Write out the material exactly. Do not include the pictures.

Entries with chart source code
"""
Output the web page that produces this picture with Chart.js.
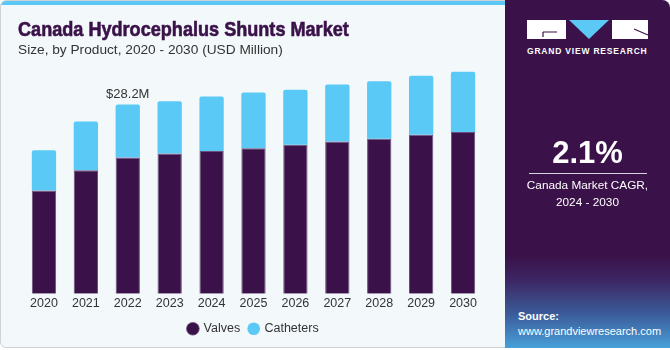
<!DOCTYPE html>
<html>
<head>
<meta charset="utf-8">
<script src="https://cdn.jsdelivr.net/npm/chart.js@4"></script>
<style>
  html, body { margin: 0; padding: 0; }
  body { width: 670px; height: 350px; position: relative; overflow: hidden; background: #fff; font-family: "Liberation Sans", Arial, sans-serif; }
  #frame { position: absolute; left: 0; top: 0; width: 668px; height: 346px; border: 1px solid #cfd3d6; border-radius: 6px; background: #f3f8fb; overflow: hidden; }
  #strip { position: absolute; left: 0; top: 0; width: 506px; height: 4px; background: #5bc8f5; }
  #title { position: absolute; left: 17px; top: 16px; font-size: 20.5px; font-weight: bold; color: #3a1148; white-space: nowrap; transform-origin: left; -webkit-text-stroke: 0.6px #3a1148; }
  #sub { position: absolute; left: 17px; top: 41px; font-size: 13.7px; color: #333; white-space: nowrap; }
  #chartbox { position: absolute; left: 0; top: 0; width: 505px; height: 346px; }
  #side { position: absolute; left: 505px; top: 0; width: 165px; height: 348px; border-top-right-radius: 8px; background: linear-gradient(to bottom, #3a1148 0%, #3a1148 73%, #3d2461 80%, #3b5a98 90%, #48a0da 100%); overflow: hidden; }
  #logo { position: absolute; left: 22px; top: 20px; }
  #gvr { position: absolute; left: 22px; top: 46px; color: #fff; font-size: 8.5px; font-weight: bold; letter-spacing: 0.8px; white-space: nowrap; transform-origin: left; }
  #cagr { position: absolute; left: 0; width: 165px; top: 135px; text-align: center; color: #fff; font-size: 31px; font-weight: bold; }
  #line { position: absolute; left: 24px; top: 173px; width: 118px; height: 1px; background: #d9d3e0; }
  #cagrtxt { position: absolute; left: 0; width: 165px; top: 177px; text-align: center; color: #fff; font-size: 11.8px; line-height: 16.5px; }
  #src { position: absolute; left: 13px; top: 309px; color: #fff; font-size: 11px; line-height: 15px; white-space: nowrap; }
</style>
</head>
<body>
<div id="frame">
  <div id="strip"></div>
  <div id="chartbox"><canvas id="chart"></canvas></div>
  <div id="title">Canada Hydrocephalus Shunts Market</div>
  <div id="sub">Size, by Product, 2020 - 2030 (USD Million)</div>
</div>
<div id="side">
  <svg id="logo" width="122" height="20" viewBox="0 0 122 20">
    <rect x="0" y="0" width="39" height="19" fill="#fff"/>
    <path d="M16 12 H30 M16 12 V17" stroke="#3a1148" stroke-width="1.2" fill="none"/>
    <polygon points="42,0 82,0 62,19" fill="#5bc8f5"/>
    <rect x="85" y="0" width="36" height="19" fill="#fff"/>
    <path d="M107 9 L121 15" stroke="#3a1148" stroke-width="1.2"/>
  </svg>
  <div id="gvr">GRAND VIEW RESEARCH</div>
  <div id="cagr">2.1%</div>
  <div id="line"></div>
  <div id="cagrtxt">Canada Market CAGR,<br>2024 - 2030</div>
  <div id="src"><b>Source:</b><br>www.grandviewresearch.com</div>
</div>
<script>
const years = ["2020", "2021", "2022", "2023", "2024", "2025", "2026", "2027", "2028", "2029", "2030"];
const valves = [15.4, 18.4, 20.3, 20.9, 21.3, 21.7, 22.2, 22.7, 23.1, 23.7, 24.1];
const catheters = [6.0, 7.3, 7.9, 7.8, 8.1, 8.3, 8.2, 8.5, 8.6, 8.8, 9.0];
const markIndex = 2;
const markLabel = "$28.2M";

// squeeze heading texts to the widths seen in the original
const fitWidth = (id, w) => {
    const el = document.getElementById(id);
    el.style.transform = `scaleX(${w / el.offsetWidth})`;
};
fitWidth("title", 331);
fitWidth("gvr", 121);

const valueLabel = {
    id: "valueLabel",
    afterDatasetsDraw(chart) {
        const bar = chart.getDatasetMeta(1).data[markIndex];
        const {ctx} = chart;
        ctx.save();
        ctx.font = "13px 'Liberation Sans', Arial, sans-serif";
        ctx.fillStyle = "#333";
        ctx.textAlign = "center";
        ctx.textBaseline = "alphabetic";
        ctx.fillText(markLabel, bar.x, bar.y - 7);
        ctx.restore();
    }
};

new Chart(document.getElementById("chart"), {
    type: "bar",
    data: {
        labels: years,
        datasets: [
            {
                label: "Valves",
                data: valves,
                backgroundColor: "#3a1148",
                borderColor: "#6b4f7c",
                borderWidth: {left: 1, right: 1, top: 1, bottom: 0},
                barPercentage: 0.58,
                categoryPercentage: 1
            },
            {
                label: "Catheters",
                data: catheters,
                backgroundColor: "#5bc9f5",
                borderRadius: {topLeft: 2, topRight: 2},
                borderSkipped: "bottom",
                barPercentage: 0.58,
                categoryPercentage: 1
            }
        ]
    },
    options: {
        responsive: true,
        maintainAspectRatio: false,
        animation: false,
        layout: {padding: {left: 22, right: 22, top: 58, bottom: 2}},
        plugins: {
            legend: {
                position: "bottom",
                labels: {
                    usePointStyle: true,
                    pointStyle: "circle",
                    boxWidth: 9,
                    boxHeight: 9,
                    padding: 9,
                    color: "#333",
                    font: {size: 12.5, family: "'Liberation Sans', Arial, sans-serif"}
                }
            },
            tooltip: {enabled: false}
        },
        scales: {
            x: {
                stacked: true,
                grid: {display: false, drawTicks: false},
                border: {display: false},
                ticks: {color: "#333", padding: 3, font: {size: 12.5, lineHeight: 1.1, family: "'Liberation Sans', Arial, sans-serif"}}
            },
            y: {
                stacked: true,
                display: false,
                min: 0,
                max: 35
            }
        }
    },
    plugins: [valueLabel]
});
</script>
</body>
</html>
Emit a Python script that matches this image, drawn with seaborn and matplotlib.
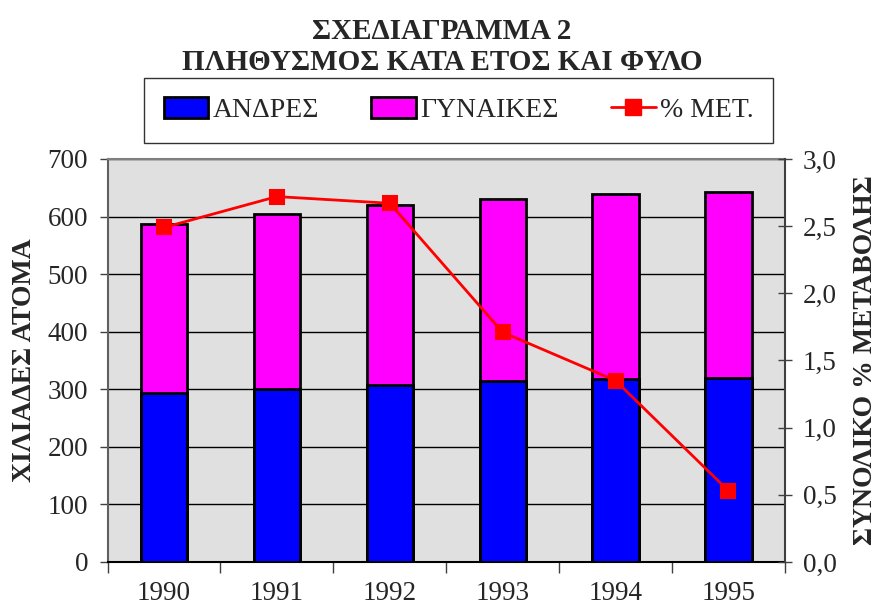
"""
Result>
Output the web page that produces this picture with Chart.js.
<!DOCTYPE html>
<html>
<head>
<meta charset="utf-8">
<script src="https://cdn.jsdelivr.net/npm/chart.js@4"></script>
<style>
  html, body { margin: 0; padding: 0; }
  body { width: 670px; height: 350px; position: relative; overflow: hidden; background: #fff; font-family: "Liberation Sans", Arial, sans-serif; }
  #frame { position: absolute; left: 0; top: 0; width: 668px; height: 346px; border: 1px solid #cfd3d6; border-radius: 6px; background: #f3f8fb; overflow: hidden; }
  #strip { position: absolute; left: 0; top: 0; width: 506px; height: 4px; background: #5bc8f5; }
  #title { position: absolute; left: 17px; top: 16px; font-size: 20.5px; font-weight: bold; color: #3a1148; white-space: nowrap; transform-origin: left; -webkit-text-stroke: 0.6px #3a1148; }
  #sub { position: absolute; left: 17px; top: 41px; font-size: 13.7px; color: #333; white-space: nowrap; }
  #chartbox { position: absolute; left: 0; top: 0; width: 505px; height: 346px; }
  #side { position: absolute; left: 505px; top: 0; width: 165px; height: 348px; border-top-right-radius: 8px; background: linear-gradient(to bottom, #3a1148 0%, #3a1148 73%, #3d2461 80%, #3b5a98 90%, #48a0da 100%); overflow: hidden; }
  #logo { position: absolute; left: 22px; top: 20px; }
  #gvr { position: absolute; left: 22px; top: 46px; color: #fff; font-size: 8.5px; font-weight: bold; letter-spacing: 0.8px; white-space: nowrap; transform-origin: left; }
  #cagr { position: absolute; left: 0; width: 165px; top: 135px; text-align: center; color: #fff; font-size: 31px; font-weight: bold; }
  #line { position: absolute; left: 24px; top: 173px; width: 118px; height: 1px; background: #d9d3e0; }
  #cagrtxt { position: absolute; left: 0; width: 165px; top: 177px; text-align: center; color: #fff; font-size: 11.8px; line-height: 16.5px; }
  #src { position: absolute; left: 13px; top: 309px; color: #fff; font-size: 11px; line-height: 15px; white-space: nowrap; }
</style>
</head>
<body>
<div id="frame">
  <div id="strip"></div>
  <div id="chartbox"><canvas id="chart"></canvas></div>
  <div id="title">Canada Hydrocephalus Shunts Market</div>
  <div id="sub">Size, by Product, 2020 - 2030 (USD Million)</div>
</div>
<div id="side">
  <svg id="logo" width="122" height="20" viewBox="0 0 122 20">
    <rect x="0" y="0" width="39" height="19" fill="#fff"/>
    <path d="M16 12 H30 M16 12 V17" stroke="#3a1148" stroke-width="1.2" fill="none"/>
    <polygon points="42,0 82,0 62,19" fill="#5bc8f5"/>
    <rect x="85" y="0" width="36" height="19" fill="#fff"/>
    <path d="M107 9 L121 15" stroke="#3a1148" stroke-width="1.2"/>
  </svg>
  <div id="gvr">GRAND VIEW RESEARCH</div>
  <div id="cagr">2.1%</div>
  <div id="line"></div>
  <div id="cagrtxt">Canada Market CAGR,<br>2024 - 2030</div>
  <div id="src"><b>Source:</b><br>www.grandviewresearch.com</div>
</div>
<script>
const years = ["2020", "2021", "2022", "2023", "2024", "2025", "2026", "2027", "2028", "2029", "2030"];
const valves = [15.4, 18.4, 20.3, 20.9, 21.3, 21.7, 22.2, 22.7, 23.1, 23.7, 24.1];
const catheters = [6.0, 7.3, 7.9, 7.8, 8.1, 8.3, 8.2, 8.5, 8.6, 8.8, 9.0];
const markIndex = 2;
const markLabel = "$28.2M";

// squeeze heading texts to the widths seen in the original
const fitWidth = (id, w) => {
    const el = document.getElementById(id);
    el.style.transform = `scaleX(${w / el.offsetWidth})`;
};
fitWidth("title", 331);
fitWidth("gvr", 121);

const valueLabel = {
    id: "valueLabel",
    afterDatasetsDraw(chart) {
        const bar = chart.getDatasetMeta(1).data[markIndex];
        const {ctx} = chart;
        ctx.save();
        ctx.font = "13px 'Liberation Sans', Arial, sans-serif";
        ctx.fillStyle = "#333";
        ctx.textAlign = "center";
        ctx.textBaseline = "alphabetic";
        ctx.fillText(markLabel, bar.x, bar.y - 7);
        ctx.restore();
    }
};

new Chart(document.getElementById("chart"), {
    type: "bar",
    data: {
        labels: years,
        datasets: [
            {
                label: "Valves",
                data: valves,
                backgroundColor: "#3a1148",
                borderColor: "#6b4f7c",
                borderWidth: {left: 1, right: 1, top: 1, bottom: 0},
                barPercentage: 0.58,
                categoryPercentage: 1
            },
            {
                label: "Catheters",
                data: catheters,
                backgroundColor: "#5bc9f5",
                borderRadius: {topLeft: 2, topRight: 2},
                borderSkipped: "bottom",
                barPercentage: 0.58,
                categoryPercentage: 1
            }
        ]
    },
    options: {
        responsive: true,
        maintainAspectRatio: false,
        animation: false,
        layout: {padding: {left: 22, right: 22, top: 58, bottom: 2}},
        plugins: {
            legend: {
                position: "bottom",
                labels: {
                    usePointStyle: true,
                    pointStyle: "circle",
                    boxWidth: 9,
                    boxHeight: 9,
                    padding: 9,
                    color: "#333",
                    font: {size: 12.5, family: "'Liberation Sans', Arial, sans-serif"}
                }
            },
            tooltip: {enabled: false}
        },
        scales: {
            x: {
                stacked: true,
                grid: {display: false, drawTicks: false},
                border: {display: false},
                ticks: {color: "#333", padding: 3, font: {size: 12.5, lineHeight: 1.1, family: "'Liberation Sans', Arial, sans-serif"}}
            },
            y: {
                stacked: true,
                display: false,
                min: 0,
                max: 35
            }
        }
    },
    plugins: [valueLabel]
});
</script>
</body>
</html>
Emit a Python script that matches this image, drawn with seaborn and matplotlib.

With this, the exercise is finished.